Published on:
10 min read

Immigration Lawyer Trends: What Applicants Need Now

Hiring an immigration lawyer is no longer just about filing forms correctly. In 2025, applicants are navigating longer government processing times, increased digital evidence requirements, tighter scrutiny on work and family petitions, and a legal market that ranges from elite boutique firms to high-volume online practices. This article breaks down the biggest trends shaping immigration representation right now, including how lawyers are using technology, where applicants are overpaying, what types of cases truly need legal strategy, and how to evaluate whether an attorney is the right fit for your situation. You’ll also find practical guidance on fees, red flags, documentation, and preparation steps that can improve your odds before you even schedule a consultation. If you want to make a smarter legal decision, avoid common mistakes, and understand what today’s best immigration lawyers actually do differently, this guide will help you get there.
Immigration law has always changed quickly, but the pace of change now is affecting how applicants choose and use legal help. A decade ago, many people hired a lawyer mainly to complete forms and prepare for an interview. Today, many cases require far more strategy because policy shifts, staffing shortages, and inconsistent adjudication standards have increased uncertainty. In the 2024 fiscal year, U.S. Citizenship and Immigration Services completed millions of applications, yet applicants in categories such as employment authorization, family petitions, asylum-related filings, and status adjustments still faced uneven timelines depending on form type and service center. That unpredictability has made legal planning more valuable than simple form preparation. Another major trend is that immigration lawyers are increasingly acting like case managers, evidence curators, and risk assessors. For example, a marriage-based green card case that looks straightforward on paper may now require stronger documentation of shared finances, travel history, communication records, and explanations for any address gaps or prior visa overstays.

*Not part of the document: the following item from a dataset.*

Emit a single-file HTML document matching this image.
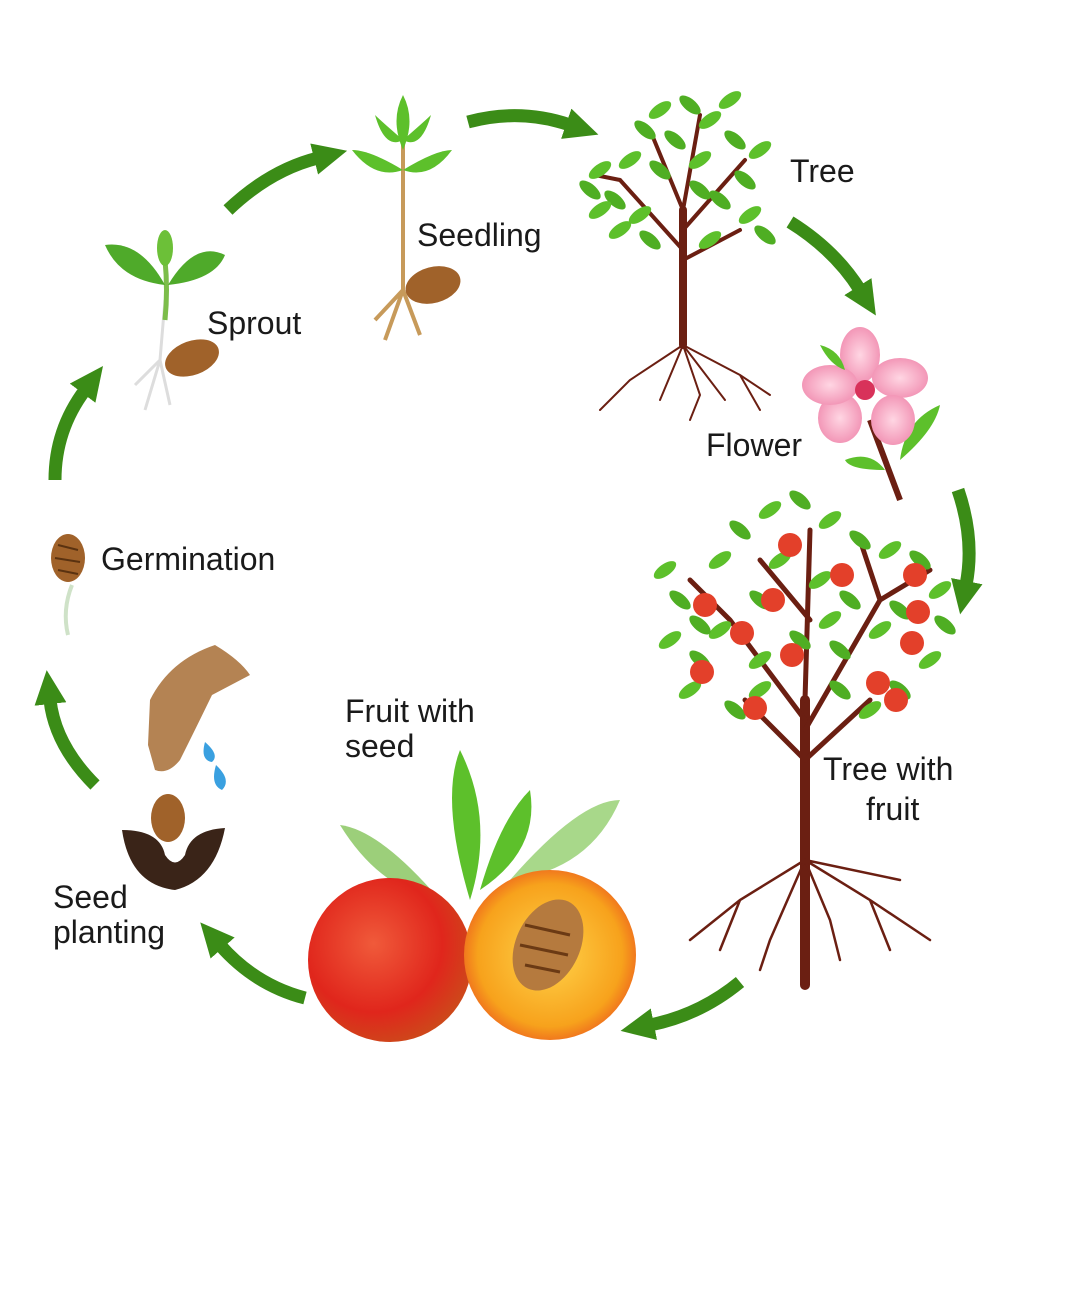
<!DOCTYPE html>
<html><head><meta charset="utf-8"><style>
html,body{margin:0;padding:0;background:#fff}
svg{display:block}
text{font-family:"Liberation Sans",sans-serif;fill:#1a1a1a;font-size:32px}
</style></head><body>
<svg width="1079" height="1306" viewBox="0 0 1079 1306">
<defs>
<marker id="ah" markerUnits="userSpaceOnUse" markerWidth="40" markerHeight="40" refX="4" refY="20" orient="auto">
<path d="M0,4 L34,20 L0,36 Z" fill="#3b8c17"/></marker>
<radialGradient id="pg" cx="0.4" cy="0.4" r="0.7"><stop offset="0" stop-color="#f05a3a"/><stop offset="0.6" stop-color="#e0261c"/><stop offset="1" stop-color="#c8521a"/></radialGradient>
<radialGradient id="hg" cx="0.5" cy="0.5" r="0.6"><stop offset="0" stop-color="#ffd34a"/><stop offset="0.7" stop-color="#f7a21c"/><stop offset="1" stop-color="#e9451e"/></radialGradient>
<radialGradient id="fl" cx="0.5" cy="0.5" r="0.6"><stop offset="0" stop-color="#ffd6e3"/><stop offset="1" stop-color="#f08aae"/></radialGradient>
<g id="lf"><ellipse rx="13" ry="6" fill="#5dc02b" transform="rotate(-35)"/></g>
<g id="lf2"><ellipse rx="13" ry="6" fill="#4fae23" transform="rotate(40)"/></g>
</defs>

<g fill="none" stroke="#3b8c17" stroke-width="13" marker-end="url(#ah)">
<path d="M228,210 Q270,170 318,158"/>
<path d="M468,122 Q520,108 570,125"/>
<path d="M790,222 Q835,250 860,290"/>
<path d="M958,490 Q975,540 966,585"/>
<path d="M740,982 Q700,1015 650,1025"/>
<path d="M305,998 Q255,985 220,945"/>
<path d="M95,785 Q55,745 50,700"/>
<path d="M55,480 Q55,430 85,390"/>
</g>

<text x="790" y="182">Tree</text>
<text x="417" y="246">Seedling</text>
<text x="207" y="334">Sprout</text>
<text x="706" y="456">Flower</text>
<text x="101" y="570">Germination</text>
<text x="345" y="722">Fruit with</text>
<text x="345" y="757">seed</text>
<text x="823" y="780">Tree with</text>
<text x="866" y="820">fruit</text>
<text x="53" y="908">Seed</text>
<text x="53" y="943">planting</text>

<path d="M72,585 Q62,610 68,635" stroke="#cfe2c8" stroke-width="4" fill="none"/>
<ellipse cx="68" cy="558" rx="17" ry="24" fill="#a0622a"/>
<path d="M58,545 L78,550 M55,558 L80,562 M58,570 L78,574" stroke="#5a3210" stroke-width="2"/>

<path d="M165,300 L160,360 M160,360 L145,410 M160,360 L170,405 M160,360 L135,385" stroke="#ddd" stroke-width="3" fill="none"/>
<path d="M165,320 Q168,290 165,260" stroke="#7cbd4a" stroke-width="5" fill="none"/>
<path d="M165,285 Q120,280 105,245 Q140,240 165,285Z" fill="#4faa2a"/>
<path d="M168,285 Q215,280 225,255 Q195,240 168,285Z" fill="#4faa2a"/>
<ellipse cx="165" cy="248" rx="8" ry="18" fill="#6cc038"/>
<ellipse cx="192" cy="358" rx="28" ry="17" fill="#a0622a" transform="rotate(-20 192 358)"/>

<path d="M403,110 L403,290 M403,290 L385,340 M403,290 L420,335 M403,290 L375,320" stroke="#c79a5a" stroke-width="4" fill="none"/>
<g fill="#5dc02b">
<path d="M403,95 Q390,120 403,150 Q416,120 403,95Z"/>
<path d="M403,170 Q370,150 352,150 Q375,180 403,170Z"/>
<path d="M403,170 Q436,150 452,150 Q430,180 403,170Z"/>
<path d="M403,140 Q380,120 375,115 Q385,150 403,140Z"/>
<path d="M403,140 Q426,120 431,115 Q421,150 403,140Z"/>
</g>
<ellipse cx="433" cy="285" rx="28" ry="18" fill="#a0622a" transform="rotate(-15 433 285)"/>

<g stroke="#6b1f12" fill="none" stroke-linecap="round">
<path d="M683,345 L683,210" stroke-width="8"/>
<path d="M683,250 L620,180 M683,230 L745,160 M683,210 L700,115 M683,210 L650,130 M683,260 L740,230 M620,180 L595,175" stroke-width="4"/>
<path d="M683,345 L630,380 L600,410 M683,345 L700,395 L690,420 M683,345 L740,375 L770,395 M683,345 L660,400 M683,345 L725,400 M630,380 L615,395 M740,375 L760,410" stroke-width="2"/>
</g>
<g>
<use href="#lf" x="600" y="170"/><use href="#lf2" x="615" y="200"/><use href="#lf" x="630" y="160"/><use href="#lf2" x="645" y="130"/><use href="#lf" x="660" y="110"/><use href="#lf2" x="690" y="105"/><use href="#lf" x="710" y="120"/><use href="#lf2" x="735" y="140"/><use href="#lf" x="760" y="150"/><use href="#lf2" x="745" y="180"/><use href="#lf" x="750" y="215"/><use href="#lf2" x="720" y="200"/><use href="#lf" x="700" y="160"/><use href="#lf2" x="660" y="170"/><use href="#lf" x="640" y="215"/><use href="#lf2" x="675" y="140"/><use href="#lf" x="600" y="210"/><use href="#lf2" x="765" y="235"/><use href="#lf" x="710" y="240"/><use href="#lf2" x="650" y="240"/><use href="#lf" x="620" y="230"/><use href="#lf2" x="700" y="190"/><use href="#lf" x="730" y="100"/><use href="#lf2" x="590" y="190"/>
</g>

<path d="M870,420 L900,500" stroke="#6b1f12" stroke-width="6"/>
<path d="M900,460 Q935,430 940,405 Q905,420 900,460Z" fill="#5dc02b"/>
<path d="M885,470 Q850,470 845,460 Q870,450 885,470Z" fill="#5dc02b"/>
<g fill="url(#fl)">
<ellipse cx="860" cy="355" rx="20" ry="28"/>
<ellipse cx="900" cy="378" rx="28" ry="20"/>
<ellipse cx="893" cy="420" rx="22" ry="25"/>
<ellipse cx="840" cy="418" rx="22" ry="25"/>
<ellipse cx="830" cy="385" rx="28" ry="20"/>
</g>
<circle cx="865" cy="390" r="10" fill="#d8325a"/>
<path d="M820,345 Q830,365 845,370 Q840,350 820,345Z" fill="#5dc02b"/>

<g stroke="#6b1f12" fill="none" stroke-linecap="round">
<path d="M805,985 L805,700" stroke-width="10"/>
<path d="M805,720 L730,620 L690,580 M805,700 L810,530 M805,730 L880,600 L930,570 M810,620 L760,560 M880,600 L860,540 M805,760 L870,700 M805,760 L745,700" stroke-width="5"/>
<path d="M805,860 L740,900 L690,940 M805,860 L830,920 L840,960 M805,860 L870,900 L930,940 M805,860 L770,940 L760,970 M805,860 L900,880 M740,900 L720,950 M870,900 L890,950" stroke-width="2.5"/>
</g>
<g>
<use href="#lf" x="665" y="570"/><use href="#lf2" x="680" y="600"/><use href="#lf" x="670" y="640"/><use href="#lf2" x="700" y="660"/><use href="#lf" x="720" y="560"/><use href="#lf2" x="740" y="530"/><use href="#lf" x="770" y="510"/><use href="#lf2" x="800" y="500"/><use href="#lf" x="830" y="520"/><use href="#lf2" x="860" y="540"/><use href="#lf" x="890" y="550"/><use href="#lf2" x="920" y="560"/><use href="#lf" x="940" y="590"/><use href="#lf2" x="945" y="625"/><use href="#lf" x="930" y="660"/><use href="#lf2" x="900" y="690"/><use href="#lf" x="870" y="710"/><use href="#lf2" x="840" y="690"/><use href="#lf" x="760" y="690"/><use href="#lf2" x="735" y="710"/><use href="#lf" x="720" y="630"/><use href="#lf2" x="760" y="600"/><use href="#lf" x="820" y="580"/><use href="#lf2" x="850" y="600"/><use href="#lf" x="880" y="630"/><use href="#lf2" x="800" y="640"/><use href="#lf" x="780" y="560"/><use href="#lf2" x="840" y="650"/><use href="#lf" x="690" y="690"/><use href="#lf2" x="700" y="625"/><use href="#lf" x="760" y="660"/><use href="#lf2" x="900" y="610"/><use href="#lf" x="830" y="620"/>
</g>
<g fill="#e3402a">
<circle cx="790" cy="545" r="12"/><circle cx="842" cy="575" r="12"/><circle cx="915" cy="575" r="12"/><circle cx="918" cy="612" r="12"/><circle cx="705" cy="605" r="12"/><circle cx="773" cy="600" r="12"/><circle cx="742" cy="633" r="12"/><circle cx="792" cy="655" r="12"/><circle cx="912" cy="643" r="12"/><circle cx="702" cy="672" r="12"/><circle cx="755" cy="708" r="12"/><circle cx="878" cy="683" r="12"/><circle cx="896" cy="700" r="12"/>
</g>

<path d="M470,900 Q440,800 460,750 Q495,820 470,900Z" fill="#5dc02b"/>
<path d="M480,890 Q500,820 530,790 Q540,850 480,890Z" fill="#5dc02b"/>
<path d="M440,900 Q380,830 340,825 Q380,890 440,900Z" fill="#9ccf7a"/>
<path d="M510,880 Q580,800 620,800 Q590,870 510,880Z" fill="#a8d88a"/>
<ellipse cx="390" cy="960" rx="82" ry="82" fill="url(#pg)"/>
<ellipse cx="550" cy="955" rx="86" ry="85" fill="url(#hg)"/>
<ellipse cx="548" cy="945" rx="32" ry="48" fill="#b57a3e" transform="rotate(25 548 945)"/>
<path d="M525,925 L570,935 M520,945 L568,955 M525,965 L560,972" stroke="#6b3a14" stroke-width="3"/>

<path d="M215,645 Q240,660 250,675 L212,695 Q195,730 180,760 Q168,775 155,770 L148,745 L150,700 Q170,660 215,645Z" fill="#b48353"/>
<path d="M205,742 Q200,760 212,762 Q220,755 205,742Z M216,765 Q210,785 222,790 Q232,780 216,765Z" fill="#3aa0e0"/>
<path d="M122,830 Q160,830 165,855 Q175,870 185,855 Q190,830 225,828 Q215,880 175,890 Q130,885 122,830Z" fill="#3a2418"/>
<ellipse cx="168" cy="818" rx="17" ry="24" fill="#a0622a"/>
</svg>
</body></html>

Likewise, an H-1B or O-1 case often depends on whether the lawyer knows how to present the story behind the applicant’s work rather than just attach credentials. For applicants, this matters because the right lawyer may reduce delays, avoid requests for evidence, and identify options you did not know existed, such as consular processing, waiver strategies, or parallel filings. The wrong lawyer may simply submit paperwork and wait. That gap in quality is widening. In practical terms, today’s applicants need lawyers who combine legal knowledge, process awareness, and communication discipline, not just a license and a checklist.
One of the clearest trends is specialization. More immigration lawyers are narrowing their practice to employment visas, family immigration, removal defense, humanitarian relief, or investor cases. That is good news for applicants with complex facts, because niche firms often spot issues generalists miss. An attorney who handles NIW petitions every week, for instance, will usually understand how to frame a researcher’s citations, media mentions, patents, or industry impact more persuasively than a broad-practice attorney who handles only a few such filings a year. Technology is the second major trend. Many firms now use secure portals, e-signatures, automated document checklists, and case trackers. That can speed up intake and reduce mistakes, but it also creates a split in the market. Some firms use technology to improve attorney access. Others use it to hide limited personal attention behind polished software. Pros of today’s tech-enabled firms:
  • Faster onboarding and document collection
  • Better deadline reminders and case visibility
  • Easier collaboration for clients living abroad
Cons to watch for:
  • Too much reliance on paralegals or non-attorney staff
  • Generic templates applied to unique cases
  • Slow access to the actual lawyer after payment
A third trend is pricing transparency. Flat-fee billing is more common now, especially for family petitions, naturalization, DACA renewals, and straightforward work authorization matters. However, complex cases still often involve separate charges for responses to government notices, interview preparation, appeals, or waivers. Applicants should expect more itemized pricing than before, and they should ask for it. The firms gaining trust in 2025 are usually the ones willing to explain exactly what is included, what is not, and when extra fees may arise.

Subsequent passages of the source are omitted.